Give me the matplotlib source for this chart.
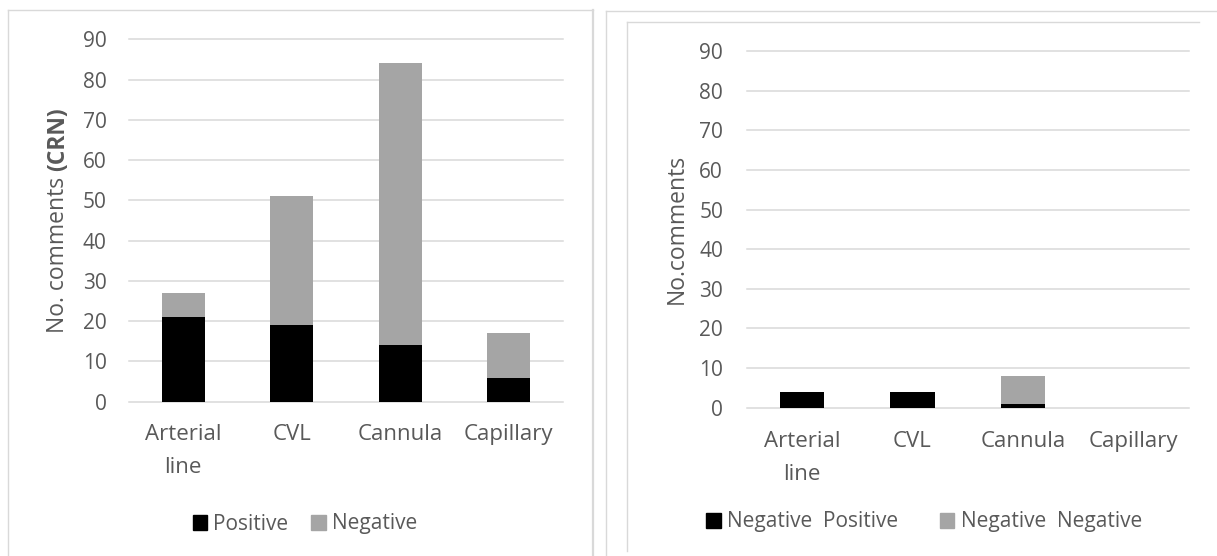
import matplotlib
matplotlib.use('Agg')
import matplotlib.pyplot as plt
from matplotlib.lines import Line2D
from matplotlib.patches import Patch
import numpy as np

# data
categories = ['Arterial\nline', 'CVL', 'Cannula', 'Capillary']
crn_positive = [21, 19, 14, 6]
crn_negative = [6, 32, 70, 11]
neg_positive = [4, 4, 1, 0]
neg_negative = [0, 0, 7, 0]
y_ticks = [0, 10, 20, 30, 40, 50, 60, 70, 80, 90]

W, H, DPI = 1217, 556, 100
TXT = '#595959'
GRID = '#d9d9d9'
GREY = '#a5a5a5'
FS = 15
FS_X = 16
FS_LAB = 16.5

plt.rcParams['font.family'] = ['Open Sans', 'DejaVu Sans']

fig = plt.figure(figsize=(W / DPI, H / DPI), dpi=DPI)


def px_rect(x0, y_top, x1, y_bot):
    return [x0 / W, 1 - y_bot / H, (x1 - x0) / W, (y_bot - y_top) / H]


def style_axes(ax, pad_y, pad_x):
    ax.set_xlim(-0.5, len(categories) - 0.5)
    ax.set_ylim(0, 90)
    ax.set_yticks(y_ticks)
    ax.set_xticks(np.arange(len(categories)))
    ax.set_xticklabels(categories, linespacing=1.75)
    ax.yaxis.grid(True, color=GRID, lw=1.1)
    ax.set_axisbelow(True)
    for s in ax.spines.values():
        s.set_visible(False)
    ax.tick_params(axis='y', length=0, pad=pad_y, labelsize=FS, labelcolor=TXT)
    ax.tick_params(axis='x', length=0, pad=pad_x, labelsize=FS_X, labelcolor=TXT)
    for gl in ax.get_ygridlines():
        gl.set_clip_on(False)


x = np.arange(len(categories))

# left chart
ax1 = fig.add_axes(px_rect(129, 39.3, 563, 401.7))
ax1.bar(x, crn_positive, width=0.4, color='black', zorder=3)
ax1.bar(x, crn_negative, width=0.4, bottom=crn_positive, color=GREY, zorder=3)
style_axes(ax1, 16, 16)

# right chart
ax2 = fig.add_axes(px_rect(746.7, 51, 1188.7, 407.7))
ax2.bar(x, neg_positive, width=0.4, color='black', zorder=3)
ax2.bar(x, neg_negative, width=0.4, bottom=neg_positive, color=GREY, zorder=3)
style_axes(ax2, 17, 17)

# legends
fig.legend(handles=[Patch(color='black', label='Positive'),
                    Patch(color=GREY, label='Negative')],
           loc='center', bbox_to_anchor=(305 / W, 1 - 524 / H), ncol=2,
           frameon=False, fontsize=FS, handlelength=0.7, handleheight=0.7,
           handletextpad=0.3, columnspacing=1.1, borderpad=0, labelcolor=TXT)
fig.legend(handles=[Patch(color='black', label='Negative  Positive'),
                    Patch(color=GREY, label='Negative  Negative')],
           loc='center', bbox_to_anchor=(924 / W, 1 - 522 / H), ncol=2,
           frameon=False, fontsize=FS, handlelength=0.7, handleheight=0.7,
           handletextpad=0.3, columnspacing=2.0, borderpad=0, labelcolor=TXT)

# y labels
fig.text(677 / W, 1 - 229 / H, 'No.comments', rotation=90, ha='center', va='center',
         fontsize=FS_LAB, color=TXT)

lab1 = fig.text(58 / W, 1 - 333 / H, 'No. comments', rotation=90, rotation_mode='anchor',
                ha='left', va='center', fontsize=FS_LAB, color=TXT)
fig.canvas.draw()
bb = lab1.get_window_extent(fig.canvas.get_renderer())
fig.text(58 / W, (bb.y1 + 6) / H, '(CRN)', rotation=90, rotation_mode='anchor',
         ha='left', va='center', fontsize=FS_LAB, color=TXT, fontweight='bold')

# chart borders
def hline(x0, x1, y, lw=1.0):
    fig.add_artist(Line2D([x0 / W, x1 / W], [1 - y / H, 1 - y / H], color=GRID, lw=lw))


def vline(x0, y0, y1, lw=1.0):
    fig.add_artist(Line2D([x0 / W, x0 / W], [1 - y0 / H, 1 - y1 / H], color=GRID, lw=lw))


hline(8, 593, 10)
vline(8, 10, 556)
vline(593, 10, 556, lw=1.6)
hline(605.7, 1217, 11)
vline(605.7, 11, 556)
hline(626.7, 1198.7, 22.3)
vline(626.7, 22.3, 551)

fig.savefig('out.png', dpi=DPI)
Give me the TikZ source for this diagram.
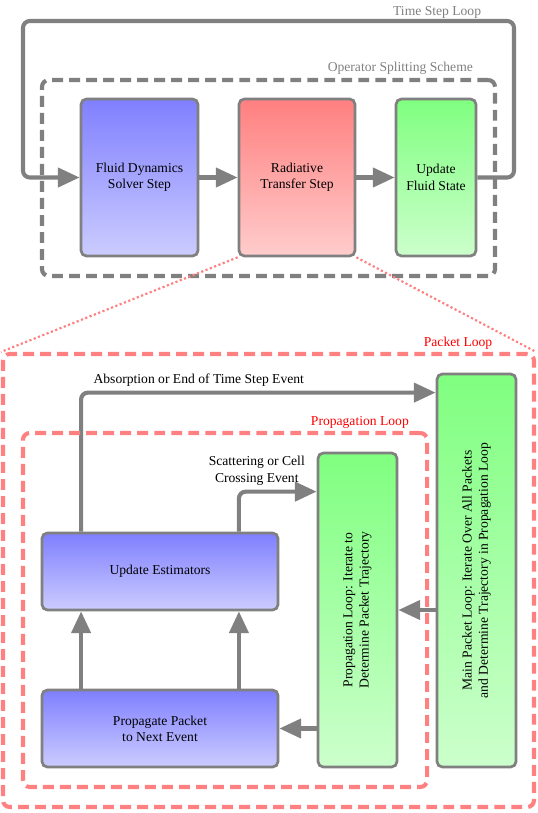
\documentclass[tikz,border=0pt]{standalone}
\usepackage{fontspec}
\setmainfont{Liberation Serif}
\usetikzlibrary{arrows.meta,positioning,calc}
\colorlet{linegray}{black!50}
\colorlet{looppink}{red!50}
\tikzset{
  stepbox/.style={draw=linegray, line width=2pt, rounded corners=4pt, align=center, inner sep=2pt},
  bluebox/.style={stepbox, top color=blue!50, bottom color=blue!20},
  redbox/.style={stepbox, top color=red!50, bottom color=red!20},
  greenbox/.style={stepbox, top color=green!50, bottom color=green!20},
  arrow/.style={-{Triangle[length=16pt,width=14pt]}, draw=linegray, line width=3pt, rounded corners=5pt},
  loopframe/.style={line width=3pt, dash pattern=on 8pt off 4.5pt, rounded corners=5pt},
  framelabel/.style={anchor=base east, inner sep=0pt},
  zoomline/.style={draw=looppink, line width=1.6pt, dash pattern=on 1.6pt off 1.8pt}
}

\begin{document}
\begin{tikzpicture}[x=0.735pt, y=-0.735pt]
  \useasboundingbox (0,0) rectangle (538,813);

  % Operator splitting steps
  \node[bluebox, minimum width=86pt, minimum height=115.4pt] (fluid) at (139.5,177.5) {Fluid Dynamics\\Solver Step};
  \node[redbox, minimum width=85.3pt, minimum height=115.4pt] (rad) at (297,177.5) {Radiative\\Transfer Step};
  \node[greenbox, minimum width=58.8pt, minimum height=115.4pt] (upd) at (436,177.5) {Update\\Fluid State};

  % Time step loop corners
  \coordinate (tsr) at (514,21);
  \coordinate (tsl) at (23,21);

  \draw[arrow] (fluid) -- (rad);
  \draw[arrow] (rad) -- (upd);
  \draw[arrow] (upd.east) -| (tsr) -- (tsl) |- (fluid.west);
  \node[framelabel, text=linegray] at ([xshift=-24pt,yshift=4.4pt]tsr) {Time Step Loop};

  % Packet and propagation loop
  \node[bluebox, minimum width=173.5pt, minimum height=56.6pt] (est) at (160,571.5) {Update Estimators};
  \node[bluebox, minimum width=173.5pt, minimum height=56.6pt] (prp) at (160,728.5) {Propagate Packet\\to Next Event};
  \node[greenbox, minimum width=58.1pt, minimum height=230.8pt,
    label={[rotate=90, align=center]center:{Propagation Loop: Iterate to\\Determine Packet Trajectory}}] (prop) at (357.5,610) {};
  \node[greenbox, minimum width=58.1pt, minimum height=288.9pt,
    label={[rotate=90, align=center]center:{Main Packet Loop: Iterate Over All Packets\\and Determine Trajectory in Propagation Loop}}] (main) at (476.5,570.5) {};

  \draw[arrow] ([xshift=-58pt]prp.north) -- ([xshift=-58pt]est.south);
  \draw[arrow] ([xshift=58pt]prp.north) -- ([xshift=58pt]est.south);
  \draw[arrow] (prop.west |- prp.east) -- (prp.east);
  \draw[arrow] (main.west |- prop.east) -- (prop.east);
  \draw[arrow] ([xshift=58pt]est.north) |- ([yshift=-29.4pt]prop.north west)
    node[pos=0.615, above, align=center] {Scattering or Cell\\Crossing Event};
  \draw[arrow] ([xshift=-58pt]est.north) |- ([yshift=-14.7pt]main.north west)
    node[pos=0.666, above] {Absorption or End of Time Step Event};

  % Loop frames
  \node[loopframe, draw=linegray, minimum width=333pt, minimum height=144pt] (ops) at (268.5,178) {};
  \node[framelabel, text=linegray] at ([xshift=-17.6pt,yshift=5pt]ops.north east) {Operator Splitting Scheme};
  \node[loopframe, draw=looppink, minimum width=390.3pt, minimum height=333pt] (pack) at (268.5,580.5) {};
  \node[framelabel, text=red] at ([xshift=-32pt,yshift=3.7pt]pack.north east) {Packet Loop};
  \node[loopframe, draw=looppink, minimum width=297pt, minimum height=260.2pt] (ploop) at (225,610) {};
  \node[framelabel, text=red] at ([xshift=-14.7pt,yshift=3.7pt]ploop.north east) {Propagation Loop};

  % Zoom from radiative transfer step
  \draw[zoomline] (rad.south west) -- (pack.north west);
  \draw[zoomline] (rad.south east) -- (pack.north east);
\end{tikzpicture}
\end{document}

##############################

**STATED EXERCISE:** In the listing above, find the line with "Give me the TikZ source for this diagram." and the line with "text=linegray] at ([xshift=-24pt,yshift=4.4pt]tsr)". Copy exactly those lines and all between them, minus the images.

**REPLY:**
Give me the TikZ source for this diagram.
\documentclass[tikz,border=0pt]{standalone}
\usepackage{fontspec}
\setmainfont{Liberation Serif}
\usetikzlibrary{arrows.meta,positioning,calc}
\colorlet{linegray}{black!50}
\colorlet{looppink}{red!50}
\tikzset{
  stepbox/.style={draw=linegray, line width=2pt, rounded corners=4pt, align=center, inner sep=2pt},
  bluebox/.style={stepbox, top color=blue!50, bottom color=blue!20},
  redbox/.style={stepbox, top color=red!50, bottom color=red!20},
  greenbox/.style={stepbox, top color=green!50, bottom color=green!20},
  arrow/.style={-{Triangle[length=16pt,width=14pt]}, draw=linegray, line width=3pt, rounded corners=5pt},
  loopframe/.style={line width=3pt, dash pattern=on 8pt off 4.5pt, rounded corners=5pt},
  framelabel/.style={anchor=base east, inner sep=0pt},
  zoomline/.style={draw=looppink, line width=1.6pt, dash pattern=on 1.6pt off 1.8pt}
}

\begin{document}
\begin{tikzpicture}[x=0.735pt, y=-0.735pt]
  \useasboundingbox (0,0) rectangle (538,813);

  % Operator splitting steps
  \node[bluebox, minimum width=86pt, minimum height=115.4pt] (fluid) at (139.5,177.5) {Fluid Dynamics\\Solver Step};
  \node[redbox, minimum width=85.3pt, minimum height=115.4pt] (rad) at (297,177.5) {Radiative\\Transfer Step};
  \node[greenbox, minimum width=58.8pt, minimum height=115.4pt] (upd) at (436,177.5) {Update\\Fluid State};

  % Time step loop corners
  \coordinate (tsr) at (514,21);
  \coordinate (tsl) at (23,21);

  \draw[arrow] (fluid) -- (rad);
  \draw[arrow] (rad) -- (upd);
  \draw[arrow] (upd.east) -| (tsr) -- (tsl) |- (fluid.west);
  \node[framelabel, text=linegray] at ([xshift=-24pt,yshift=4.4pt]tsr) {Time Step Loop};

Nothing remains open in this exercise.